Hyperparameter tuning with GridSearchCV

Hugo demonstrated how to tune the n_neighbors parameter of the KNeighborsClassifier() using GridSearchCV on the voting dataset. You will now practice this yourself, but by using logistic regression on the diabetes dataset instead!

Like the alpha parameter of lasso and ridge regularization that you saw earlier, logistic regression also has a regularization parameter: \(C\). \(C\) controls the inverse of the regularization strength, and this is what you will tune in this exercise. A large \(C\) can lead to an overfit model, while a small \(C\) can lead to an underfit model.

The hyperparameter space for \(C\) has been setup for you. Your job is to use GridSearchCV and logistic regression to find the optimal \(C\) in this hyperparameter space. The feature array is available as X and target variable array is available as y.

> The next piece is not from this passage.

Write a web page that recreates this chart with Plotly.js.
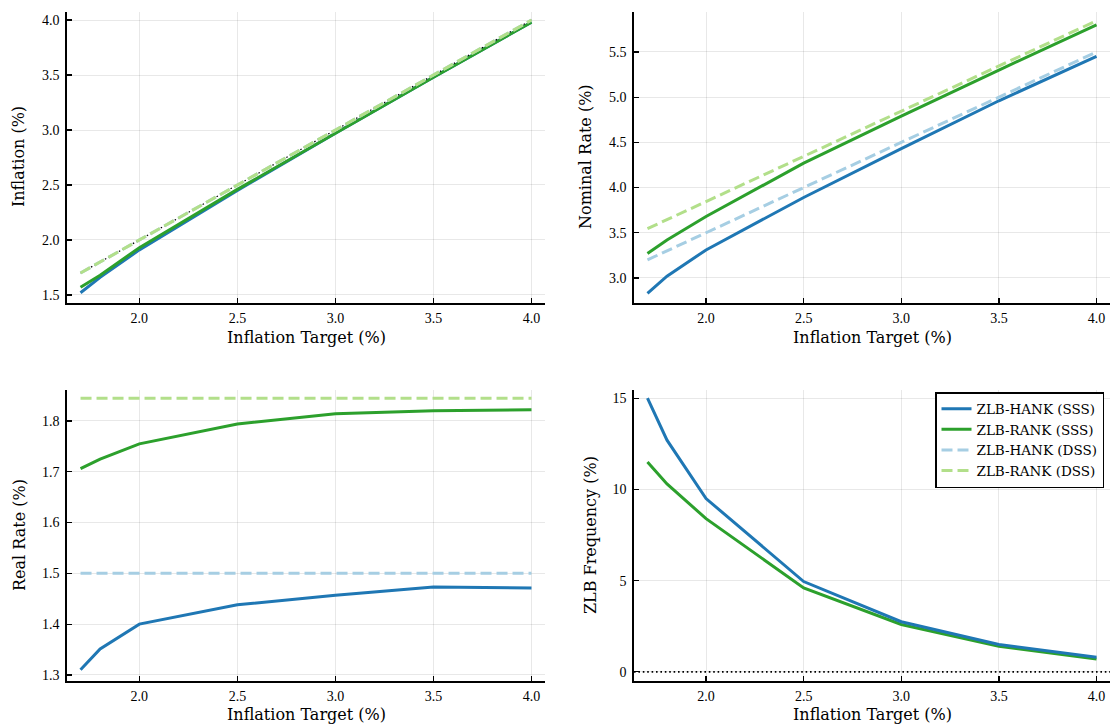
<!DOCTYPE html>
<html>
<head>
<meta charset="utf-8">
<script src="https://cdn.plot.ly/plotly-3.0.1.min.js"></script>
<style>
  html, body { margin: 0; padding: 0; background: #ffffff; }
  #chart { width: 1110px; height: 725px; }
</style>
</head>
<body>
<div id="chart"></div>
<script>
// Inflation targets on the horizontal axis (%)
const target = [1.7, 1.8, 2.0, 2.5, 3.0, 3.5, 4.0];

// Inflation (%)
const inflHankSSS = [1.52, 1.66, 1.91, 2.45, 2.97, 3.48, 3.98];
const inflRankSSS = [1.57, 1.68, 1.93, 2.46, 2.97, 3.48, 3.98];
const inflHankDSS = [1.7, 1.8, 2.0, 2.5, 3.0, 3.5, 4.0];
const inflRankDSS = [1.7, 1.8, 2.0, 2.5, 3.0, 3.5, 4.0];

// Nominal rate (%)
const nomHankSSS = [2.83, 3.02, 3.31, 3.89, 4.43, 4.96, 5.45];
const nomRankSSS = [3.27, 3.42, 3.68, 4.27, 4.79, 5.30, 5.80];
const nomHankDSS = [3.2, 3.3, 3.5, 4.0, 4.5, 5.0, 5.5];
const nomRankDSS = [3.545, 3.645, 3.845, 4.345, 4.845, 5.345, 5.845];

// Real rate (%)
const realHankSSS = [1.310, 1.351, 1.400, 1.438, 1.457, 1.473, 1.471];
const realRankSSS = [1.706, 1.725, 1.755, 1.794, 1.814, 1.820, 1.822];
const realHankDSS = [1.5, 1.5, 1.5, 1.5, 1.5, 1.5, 1.5];
const realRankDSS = [1.845, 1.845, 1.845, 1.845, 1.845, 1.845, 1.845];

// Frequency of hitting the zero lower bound (%)
const zlbHankSSS = [15.0, 12.7, 9.5, 4.95, 2.75, 1.5, 0.8];
const zlbRankSSS = [11.5, 10.3, 8.4, 4.6, 2.6, 1.4, 0.7];

// Tick labels
const xTickVals = [2.0, 2.5, 3.0, 3.5, 4.0];
const xTickText = ['2.0', '2.5', '3.0', '3.5', '4.0'];
const inflTickVals = [1.5, 2.0, 2.5, 3.0, 3.5, 4.0];
const inflTickText = ['1.5', '2.0', '2.5', '3.0', '3.5', '4.0'];
const nomTickVals = [3.0, 3.5, 4.0, 4.5, 5.0, 5.5];
const nomTickText = ['3.0', '3.5', '4.0', '4.5', '5.0', '5.5'];
const realTickVals = [1.3, 1.4, 1.5, 1.6, 1.7, 1.8];
const realTickText = ['1.3', '1.4', '1.5', '1.6', '1.7', '1.8'];
const zlbTickVals = [0, 5, 10, 15];
const zlbTickText = ['0', '5', '10', '15'];

const seriesNames = ['ZLB-HANK (SSS)', 'ZLB-RANK (SSS)', 'ZLB-HANK (DSS)', 'ZLB-RANK (DSS)'];

const FONT = 'Liberation Serif, Times New Roman, serif';
const TITLE_FONT = 'DejaVu Serif, serif';
const C_HANK = '#1f77b4';
const C_RANK = '#2ca02c';
const C_HANK_D = '#a6cee3';
const C_RANK_D = '#b2df8a';
const DASH = '11px,5px';

function solid(x, y, color, xa, ya, name, legend) {
  return { x, y, xaxis: xa, yaxis: ya, type: 'scatter', mode: 'lines', name,
           showlegend: !!legend, hoverinfo: 'skip',
           line: { color, width: 3 } };
}
function dashed(x, y, color, xa, ya, name, legend) {
  return { x, y, xaxis: xa, yaxis: ya, type: 'scatter', mode: 'lines', name,
           showlegend: !!legend, hoverinfo: 'skip',
           line: { color, width: 3, dash: DASH } };
}

const traces = [
  // Inflation panel
  solid(target, inflHankSSS, C_HANK, 'x', 'y', seriesNames[0]),
  solid(target, inflRankSSS, C_RANK, 'x', 'y', seriesNames[1]),
  { x: target, y: target, xaxis: 'x', yaxis: 'y', type: 'scatter', mode: 'lines',
    showlegend: false, hoverinfo: 'skip', line: { color: '#000000', width: 1.2, dash: '1.5px,2.5px' } },
  dashed(target, inflHankDSS, C_HANK_D, 'x', 'y', seriesNames[2]),
  dashed(target, inflRankDSS, C_RANK_D, 'x', 'y', seriesNames[3]),

  // Nominal rate panel (carries the legend entries)
  solid(target, nomHankSSS, C_HANK, 'x2', 'y2', seriesNames[0], true),
  solid(target, nomRankSSS, C_RANK, 'x2', 'y2', seriesNames[1], true),
  dashed(target, nomHankDSS, C_HANK_D, 'x2', 'y2', seriesNames[2], true),
  dashed(target, nomRankDSS, C_RANK_D, 'x2', 'y2', seriesNames[3], true),

  // Real rate panel
  solid(target, realHankSSS, C_HANK, 'x3', 'y3', seriesNames[0]),
  solid(target, realRankSSS, C_RANK, 'x3', 'y3', seriesNames[1]),
  dashed(target, realHankDSS, C_HANK_D, 'x3', 'y3', seriesNames[2]),
  dashed(target, realRankDSS, C_RANK_D, 'x3', 'y3', seriesNames[3]),

  // ZLB frequency panel
  solid(target, zlbRankSSS, C_RANK, 'x4', 'y4', seriesNames[1]),
  solid(target, zlbHankSSS, C_HANK, 'x4', 'y4', seriesNames[0])
];

const baseAxis = {
  showline: true, linecolor: '#000000', linewidth: 1.6,
  ticks: 'inside', ticklen: 5, tickwidth: 1.2, tickcolor: '#000000',
  showgrid: true, gridcolor: 'rgba(0,0,0,0.09)', gridwidth: 1,
  zeroline: false, mirror: false, fixedrange: true,
  tickfont: { family: FONT, size: 14, color: '#000000' },
  tickmode: 'array'
};
function xAxis(domain, anchor) {
  return Object.assign({}, baseAxis, {
    domain, anchor, range: [1.631, 4.069],
    tickvals: xTickVals, ticktext: xTickText, ticklabelstandoff: 2
  });
}
function yAxis(domain, anchor, range, vals, text) {
  return Object.assign({}, baseAxis, {
    domain, anchor, range, tickvals: vals, ticktext: text, ticklabelstandoff: 3
  });
}

const LEFT = [67 / 1110, 545 / 1110];
const RIGHT = [634 / 1110, 1.0];
const TOP = [1 - 303 / 725, 1 - 12 / 725];
const BOTTOM = [1 - 681 / 725, 1 - 390 / 725];

function title(text, x, y, rot) {
  return { text, x, y, xref: 'paper', yref: 'paper', showarrow: false,
           xanchor: 'center', yanchor: 'middle', textangle: rot || 0,
           font: { family: TITLE_FONT, size: 16, color: '#000000' } };
}

const layout = {
  width: 1110, height: 725,
  margin: { l: 0, r: 0, t: 0, b: 0 },
  paper_bgcolor: '#ffffff', plot_bgcolor: '#ffffff',
  font: { family: FONT, color: '#000000' },
  xaxis: xAxis(LEFT, 'y'),
  yaxis: yAxis(TOP, 'x', [1.427, 4.073], inflTickVals, inflTickText),
  xaxis2: xAxis(RIGHT, 'y2'),
  yaxis2: yAxis(TOP, 'x2', [2.723, 5.942], nomTickVals, nomTickText),
  xaxis3: xAxis(LEFT, 'y3'),
  yaxis3: yAxis(BOTTOM, 'x3', [1.288, 1.861], realTickVals, realTickText),
  xaxis4: xAxis(RIGHT, 'y4'),
  yaxis4: yAxis(BOTTOM, 'x4', [-0.5, 15.45], zlbTickVals, zlbTickText),
  shapes: [
    { type: 'line', xref: 'x4 domain', yref: 'y4', x0: 0, x1: 1, y0: 0, y1: 0,
      line: { color: '#000000', width: 1.6, dash: '1.6px,2.8px' }, layer: 'above' }
  ],
  annotations: [
    title('Inflation Target (%)', 306 / 1110, 1 - 338 / 725),
    title('Inflation Target (%)', 872 / 1110, 1 - 338 / 725),
    title('Inflation Target (%)', 306 / 1110, 1 - 714 / 725),
    title('Inflation Target (%)', 872 / 1110, 1 - 714 / 725),
    title('Inflation (%)', 19 / 1110, 1 - 157 / 725, -90),
    title('Nominal Rate (%)', 586 / 1110, 1 - 157 / 725, -90),
    title('Real Rate (%)', 19 / 1110, 1 - 535 / 725, -90),
    title('ZLB Frequency (%)', 590 / 1110, 1 - 535 / 725, -90)
  ],
  showlegend: true,
  legend: {
    x: 1104 / 1110, xanchor: 'right', y: 1 - 392 / 725, yanchor: 'top',
    bgcolor: '#ffffff', bordercolor: '#000000', borderwidth: 1.5,
    font: { family: TITLE_FONT, size: 13.5, color: '#000000' },
    itemwidth: 30, tracegroupgap: 0, traceorder: 'normal'
  }
};

Plotly.newPlot('chart', traces, layout, { staticPlot: true, displayModeBar: false });
</script>
</body>
</html>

You may be wondering why you aren't asked to split the data into training and test sets. Good observation! Here, we want you to focus on the process of setting up the hyperparameter grid and performing grid-search cross-validation. In practice, you will indeed want to hold out a portion of your data for evaluation purposes, and you will learn all about this in the next video!

Instructions
100 XP
  • Import LogisticRegression from sklearn.linear_model and GridSearchCV from sklearn.model_selection.
  • Setup the hyperparameter grid by using c_space as the grid of values to tune \(C\) over.
  • Instantiate a logistic regression classifier called logreg.
  • Use GridSearchCV with 5-fold cross-validation to tune \(C\):
    • Inside GridSearchCV(), specify the classifier, parameter grid, and number of folds to use.
    • Use the .fit() method on the GridSearchCV object to fit it to the data X and y.
  • Print the best parameter and best score obtained from GridSearchCV by accessing the best_params_ and best_score_ attributes of logreg_cv.